Question 5 Short Answer
Why is it incorrect to say that an RNA molecule has a single 'correct' secondary structure, and what are the functional implications of this?
Think about your answer, then reveal below.
Model answer: RNA molecules do not adopt a single frozen structure but exist as an ensemble of conformations in dynamic equilibrium at physiological temperature. Each conformation has an associated free energy, and the molecule samples lower-energy states more frequently but transiently visits higher-energy alternatives. The 'minimum free energy structure' predicted computationally is the most populated state in isolation, but it is not the only state. Functionally, this ensemble behavior enables riboswitches to toggle between gene-regulatory conformations upon ligand binding, allows ribosomal RNA to adopt multiple configurations needed at different steps of translation, and means that the same RNA sequence can perform different functions depending on which conformation is stabilized by cellular context.

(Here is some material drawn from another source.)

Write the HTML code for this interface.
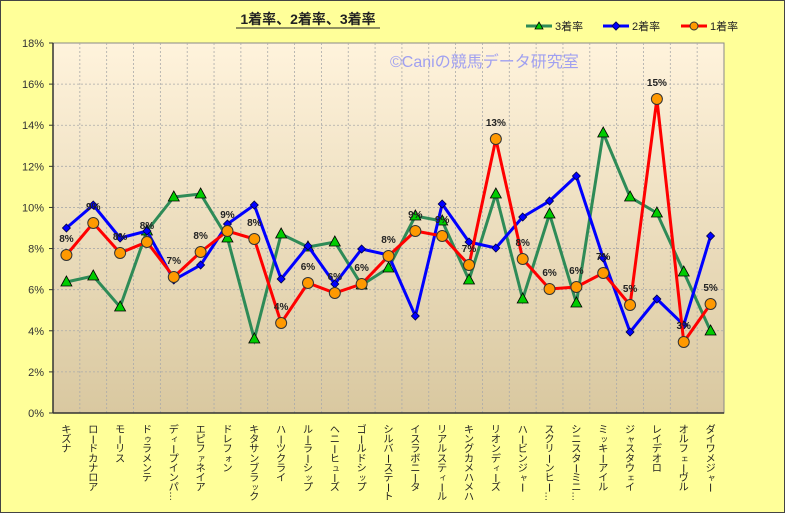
<!DOCTYPE html>
<html><head><meta charset="utf-8"><style>
html,body{margin:0;padding:0;background:#fff}
svg{display:block;font-family:"Liberation Sans","Noto Sans CJK JP",sans-serif}
</style></head><body>
<svg id="c" width="785" height="513" xmlns="http://www.w3.org/2000/svg">
<defs>
<linearGradient id="pg" x1="0" y1="0" x2="0" y2="1">
<stop offset="0" stop-color="#FFF3DC"/><stop offset="1" stop-color="#D9C8A0"/>
</linearGradient>
</defs>
<rect x="0.5" y="0.5" width="784" height="512" fill="#FFFF99" stroke="#444" stroke-width="1"/>
<rect x="53" y="43" width="671" height="370" fill="url(#pg)" stroke="#888"/>
<g id="grid"></g>
<line x1="53" y1="43" x2="53" y2="413" stroke="#333" stroke-width="1.5"/>
<line x1="53" y1="413" x2="724" y2="413" stroke="#333" stroke-width="1.5"/>
<g id="ylab" font-size="11" fill="#333" text-anchor="end"></g>
<text x="308" y="24" font-size="14" font-weight="bold" text-anchor="middle" fill="#222">1着率、2着率、3着率</text>
<line x1="236" y1="28" x2="380" y2="28" stroke="#222" stroke-width="1"/>
<text x="390" y="67" font-size="16" fill="#A0A0F0">©Caniの競馬データ研究室</text>
<g font-size="11" fill="#222">
<line x1="526" y1="26" x2="552" y2="26" stroke="#2E8B57" stroke-width="3"/><polygon points="539,22 543,29 535,29" fill="#0c0" stroke="#000" stroke-width="0.8"/><text x="555" y="30">3着率</text>
<line x1="603" y1="26" x2="629" y2="26" stroke="#00f" stroke-width="3"/><polygon points="616,22 620,26 616,30 612,26" fill="#00f" stroke="#006"/><text x="632" y="30">2着率</text>
<line x1="681" y1="26" x2="707" y2="26" stroke="#f00" stroke-width="3"/><circle cx="694" cy="26" r="4" fill="#F90" stroke="#333"/><text x="710" y="30">1着率</text>
</g>
<g id="series"></g>
<g id="xlab" font-size="10" fill="#222" text-anchor="middle"></g>
</svg>
<script>
const NS="http://www.w3.org/2000/svg";
function el(t,a,p,txt){const e=document.createElementNS(NS,t);for(const k in a)e.setAttribute(k,a[k]);if(txt!==undefined)e.textContent=txt;p.appendChild(e);return e;}
const grid=document.getElementById('grid'),yl=document.getElementById('ylab'),ser=document.getElementById('series'),xl=document.getElementById('xlab');
const W=671/25;
for(let i=1;i<25;i++){const x=53+i*W;el('line',{x1:x,y1:43,x2:x,y2:413,stroke:'#aaa','stroke-dasharray':'2,2','stroke-width':0.8},grid);}
for(let v=0;v<=18;v+=2){const y=413-v*370/18;if(v>0&&v<18)el('line',{x1:53,y1:y,x2:724,y2:y,stroke:'#aaa','stroke-dasharray':'2,2','stroke-width':0.8},grid);el('text',{x:44,y:y+4},yl,v+'%');el('line',{x1:49,y1:y,x2:53,y2:y,stroke:'#333'},grid);}
const cx=i=>53+W/2+i*W;
const red=[255,223,253,242,277,252,231,239,323,283,293,284,256,231,236,265,139,259,289,287,273,305,99,342,304];
const blue=[228,205,238,231,280,265,224,205,279,246,284,249,255,316,204,242,248,217,201,176,258,332,299,325,236];
const green=[282,276,307,231,197,194,238,339,234,247,242,285,268,216,221,280,194,299,214,303,133,197,213,272,331];
const lab=['8%','9%','8%','8%','7%','8%','9%','8%','4%','6%','6%','6%','8%','9%','9%','7%','13%','8%','6%','6%','7%','5%','15%','3%','5%'];
function pts(a){return a.map((y,i)=>cx(i)+','+y).join(' ');}
el('polyline',{points:pts(green),fill:'none',stroke:'#2E8B57','stroke-width':3},ser);
green.forEach((y,i)=>{const x=cx(i);el('polygon',{points:`${x},${y-6} ${x+5.5},${y+4} ${x-5.5},${y+4}`,fill:'#0c0',stroke:'#000','stroke-width':0.8},ser);});
el('polyline',{points:pts(blue),fill:'none',stroke:'#00f','stroke-width':3},ser);
blue.forEach((y,i)=>{const x=cx(i);el('polygon',{points:`${x},${y-4} ${x+4},${y} ${x},${y+4} ${x-4},${y}`,fill:'#00f',stroke:'#004','stroke-width':0.8},ser);});
el('polyline',{points:pts(red),fill:'none',stroke:'#f00','stroke-width':3},ser);
red.forEach((y,i)=>{const x=cx(i);el('circle',{cx:x,cy:y,r:5.5,fill:'#F90',stroke:'#333','stroke-width':1},ser);el('text',{x:x,y:y-13,'font-size':10,'font-weight':'bold','text-anchor':'middle',fill:'#222'},ser,lab[i]);});
const names=['キズナ','ロードカナロア','モーリス','ドゥラメンテ','ディープインパ…','エピファネイア','ドレフォン','キタサンブラック','ハーツクライ','ルーラーシップ','ヘニーヒューズ','ゴールドシップ','シルバーステート','イスラボニータ','リアルスティール','キングカメハメハ','リオンディーズ','ハービンジャー','スクリーンヒー…','シニスターミニ…','ミッキーアイル','ジャスタウェイ','レイデオロ','オルフェーヴル','ダイワメジャー'];
const small='ァィゥェォッャュョ';
names.forEach((n,i)=>{const x=cx(i);let y=433;
 for(const ch of n){
  if(ch==='ー'){el('line',{x1:x,y1:y-7,x2:x,y2:y+1,stroke:'#222','stroke-width':1},xl);}
  else if(ch==='…'){el('text',{x:x,y:y,transform:`rotate(90 ${x} ${y-4})`},xl,'…');}
  else if(small.includes(ch)){el('text',{x:x+1,y:y-1,'font-size':8},xl,ch);}
  else el('text',{x:x,y:y},xl,ch);
  y+=9.6;}
});
</script>
</body></html>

The key insight is that RNA structural dynamics are a feature, not a bug — they make RNA a programmable regulatory molecule. The ensemble view connects directly to why computational MFE predictions are useful but imperfect: they predict the most stable structure under idealized conditions, but the biologically relevant structure is shaped by the full in vivo context. Students who think 'one sequence = one structure' cannot understand riboswitches, RNA editing, or how ribosomal RNA functions.